◆ WORK INSTRUCTIONS ◆
Begin with the first line of the material and write out each line exactly, ending with the line that contains "const startDate = new". Pictures are not part of the copy.

◆ MATERIAL PROVIDED ◆
╔══
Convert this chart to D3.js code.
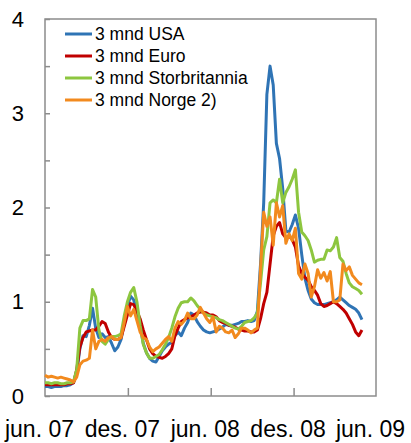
<!DOCTYPE html>
<html>
<head>
<meta charset="utf-8">
<script src="https://cdn.jsdelivr.net/npm/d3@7"></script>
<style>
  body { margin: 0; background: #fff; }
  svg { display: block; font-family: "Liberation Sans", Arial, sans-serif; }
</style>
</head>
<body>
<div id="chart"></div>
<script>
// weekly observations, first week starts 1 June 2007
const startDate = new Date(Date.UTC(2007, 5, 1));

const seriesNames = ["3 mnd USA", "3 mnd Euro", "3 mnd Storbritannia", "3 mnd Norge 2)"];
const seriesColors = ["#2f74b5", "#c00000", "#8dc63f", "#f28a1e"];

const tickDates = ["2007-06-01", "2007-12-01", "2008-06-01", "2008-12-01", "2009-06-01"];
const tickLabels = ["jun. 07", "des. 07", "jun. 08", "des. 08", "jun. 09"];
const yTicks = [0, 0.5, 1, 1.5, 2, 2.5, 3, 3.5, 4];

const usa = [
  0.10, 0.10, 0.09, 0.10, 0.10, 0.10, 0.11, 0.11, 0.12, 0.14,
  0.25, 0.50, 0.64, 0.63, 0.75, 0.93, 0.72, 0.62, 0.66, 0.62,
  0.63, 0.56, 0.48, 0.52, 0.60, 0.78, 0.95, 1.06, 1.02, 0.88,
  0.75, 0.56, 0.46, 0.40, 0.37, 0.36, 0.42, 0.48, 0.52, 0.55,
  0.57, 0.64, 0.68, 0.64, 0.72, 0.78, 0.88, 0.86, 0.79, 0.74,
  0.70, 0.68, 0.67, 0.68, 0.69, 0.71, 0.73, 0.76, 0.75, 0.75,
  0.76, 0.77, 0.79, 0.79, 0.80, 0.79, 0.80, 0.90, 1.40, 2.05,
  3.20, 3.50, 3.30, 2.68, 2.52, 2.20, 1.75, 1.74, 1.82, 1.92,
  1.78, 1.50, 1.25, 1.12, 1.03, 0.99, 0.97, 0.97, 0.97, 0.98,
  0.99, 1.00, 1.02, 1.05, 1.02, 0.99, 0.96, 0.94, 0.92, 0.88,
  0.81
];

const euro = [
  0.12, 0.12, 0.12, 0.12, 0.12, 0.12, 0.12, 0.13, 0.13, 0.14,
  0.28, 0.52, 0.62, 0.68, 0.69, 0.70, 0.70, 0.74, 0.79, 0.77,
  0.68, 0.62, 0.60, 0.60, 0.62, 0.74, 0.86, 0.98, 0.97, 0.90,
  0.82, 0.70, 0.60, 0.50, 0.45, 0.42, 0.41, 0.40, 0.42, 0.45,
  0.50, 0.64, 0.72, 0.79, 0.81, 0.83, 0.84, 0.86, 0.88, 0.89,
  0.89, 0.88, 0.86, 0.86, 0.84, 0.80, 0.78, 0.77, 0.75, 0.74,
  0.73, 0.71, 0.70, 0.69, 0.69, 0.68, 0.68, 0.70, 0.82, 0.98,
  1.10, 1.40, 1.70, 1.80, 1.84, 1.72, 1.68, 1.70, 1.66, 1.58,
  1.38, 1.30, 1.26, 1.23, 1.16, 1.12, 1.07, 0.98, 0.95, 0.96,
  0.98, 1.00, 0.98, 0.95, 0.92, 0.88, 0.82, 0.76, 0.68, 0.64,
  0.70
];

const uk = [
  0.14, 0.14, 0.13, 0.14, 0.14, 0.13, 0.13, 0.14, 0.14, 0.15,
  0.28, 0.72, 0.80, 0.80, 0.82, 1.13, 1.05, 0.70, 0.58, 0.55,
  0.60, 0.63, 0.63, 0.64, 0.66, 0.85, 1.00, 1.10, 1.15, 1.00,
  0.75, 0.55, 0.46, 0.40, 0.40, 0.42, 0.44, 0.49, 0.55, 0.62,
  0.72, 0.84, 0.93, 0.99, 1.00, 1.00, 1.04, 1.01, 0.96, 0.92,
  0.88, 0.86, 0.85, 0.84, 0.83, 0.81, 0.80, 0.78, 0.76, 0.74,
  0.72, 0.71, 0.74, 0.78, 0.79, 0.80, 0.83, 0.88, 1.20, 1.55,
  1.69, 2.05, 2.08, 2.05, 2.30, 2.05, 2.16, 2.22, 2.30, 2.40,
  1.95, 1.74, 1.70, 1.65, 1.55, 1.42, 1.44, 1.45, 1.45, 1.55,
  1.54, 1.58, 1.68, 1.47, 1.43, 1.30, 1.20, 1.16, 1.14, 1.12,
  1.08
];

const norge = [
  0.22, 0.20, 0.21, 0.20, 0.19, 0.20, 0.19, 0.18, 0.17, 0.15,
  0.20, 0.33, 0.37, 0.38, 0.40, 0.70, 0.50, 0.58, 0.60, 0.58,
  0.62, 0.63, 0.60, 0.60, 0.62, 0.78, 0.95, 0.85, 0.92, 0.80,
  0.68, 0.62, 0.60, 0.52, 0.47, 0.50, 0.52, 0.56, 0.60, 0.63,
  0.58, 0.72, 0.79, 0.76, 0.80, 0.88, 0.82, 0.82, 0.86, 0.94,
  0.88, 0.82, 0.78, 0.84, 0.68, 0.74, 0.72, 0.68, 0.67, 0.70,
  0.62, 0.66, 0.72, 0.72, 0.70, 0.67, 0.70, 0.72, 1.35, 1.95,
  1.80, 1.90, 1.60, 2.05, 1.90, 2.02, 1.62, 1.72, 1.65, 1.78,
  1.30, 1.24, 1.40, 1.30, 1.05, 1.16, 1.34, 1.25, 1.31, 1.22,
  1.32, 1.00, 1.00, 1.02, 1.40, 1.33, 1.37, 1.28, 1.24, 1.20,
  1.18
];

const allSeries = [usa, euro, uk, norge];

const margin = { top: 19, right: 35, bottom: 47, left: 45 };
const totalW = 411, totalH = 443;
const width = totalW - margin.left - margin.right;
const height = totalH - margin.top - margin.bottom;

const svg = d3.select("#chart")
  .append("svg")
  .attr("width", totalW)
  .attr("height", totalH)
  .append("g")
  .attr("transform", "translate(" + margin.left + "," + margin.top + ")");

const parse = d3.utcParse("%Y-%m-%d");

const x = d3.scaleUtc()
  .domain([parse(tickDates[0]), parse(tickDates[tickDates.length - 1])])
  .range([0, width]);

const y = d3.scaleLinear()
  .domain([0, 4])
  .range([height, 0]);

const axisColor = "#8c8c8c";

// plot frame
svg.append("rect")
  .attr("width", width)
  .attr("height", height)
  .attr("fill", "none")
  .attr("stroke", axisColor)
  .attr("stroke-width", 1.5);

// y axis: inner ticks every 0.5, labels on whole numbers
const yAxis = svg.append("g")
  .call(d3.axisLeft(y)
    .tickValues(yTicks)
    .tickSizeInner(-5)
    .tickSizeOuter(0)
    .tickPadding(21)
    .tickFormat(d => d % 1 === 0 ? d : ""));
yAxis.select(".domain").remove();
yAxis.selectAll("line").attr("stroke", axisColor).attr("stroke-width", 1.5);
yAxis.selectAll("text")
  .attr("fill", "#000")
  .style("font-size", "22px")
  .style("font-family", "'Liberation Sans', Arial, sans-serif");

// x axis: inner ticks at the half years
const xTicks = svg.append("g")
  .attr("transform", "translate(0," + height + ")")
  .call(d3.axisBottom(x)
    .tickValues(tickDates.slice(1, -1).map(parse))
    .tickSizeInner(-8)
    .tickSizeOuter(0)
    .tickFormat(""));
xTicks.select(".domain").remove();
xTicks.selectAll("line").attr("stroke", axisColor).attr("stroke-width", 1.5);

// x labels under each half-year mark
const xLabels = svg.append("g")
  .attr("transform", "translate(0," + height + ")")
  .call(d3.axisBottom(x)
    .tickValues(tickDates.map(parse))
    .tickSize(0)
    .tickPadding(25)
    .tickFormat((d, i) => tickLabels[i]));
xLabels.select(".domain").remove();
xLabels.selectAll("text")
  .attr("fill", "#000")
  .attr("dx", -6)
  .style("font-size", "23px")
  .style("font-family", "'Liberation Sans', Arial, sans-serif");

// lines
const line = d3.line()
  .x((d, i) => x(d3.utcDay.offset(startDate, 7 * i)))
  .y(d => y(d));

allSeries.forEach((s, k) => {
  svg.append("path")
    .datum(s)
    .attr("fill", "none")
    .attr("stroke", seriesColors[k])
    .attr("stroke-width", 3)
    .attr("stroke-linejoin", "round")
    .attr("d", line);
});

// legend
const legend = svg.append("g")
  .attr("transform", "translate(20,15)");

seriesNames.forEach((name, k) => {
  const row = legend.append("g")
    .attr("transform", "translate(0," + (k * 22) + ")");
  row.append("line")
    .attr("x1", 0)
    .attr("x2", 27)
    .attr("stroke", seriesColors[k])
    .attr("stroke-width", 3);
  row.append("text")
    .attr("x", 30)
    .attr("dy", "0.35em")
    .style("font-size", "17.5px")
    .text(name);
});
</script>
</body>
</html>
╚══
◆ ANSWER TO THE EXERCISE ◆
Convert this chart to D3.js code.
<!DOCTYPE html>
<html>
<head>
<meta charset="utf-8">
<script src="https://cdn.jsdelivr.net/npm/d3@7"></script>
<style>
  body { margin: 0; background: #fff; }
  svg { display: block; font-family: "Liberation Sans", Arial, sans-serif; }
</style>
</head>
<body>
<div id="chart"></div>
<script>
// weekly observations, first week starts 1 June 2007
const startDate = new Date(Date.UTC(2007, 5, 1));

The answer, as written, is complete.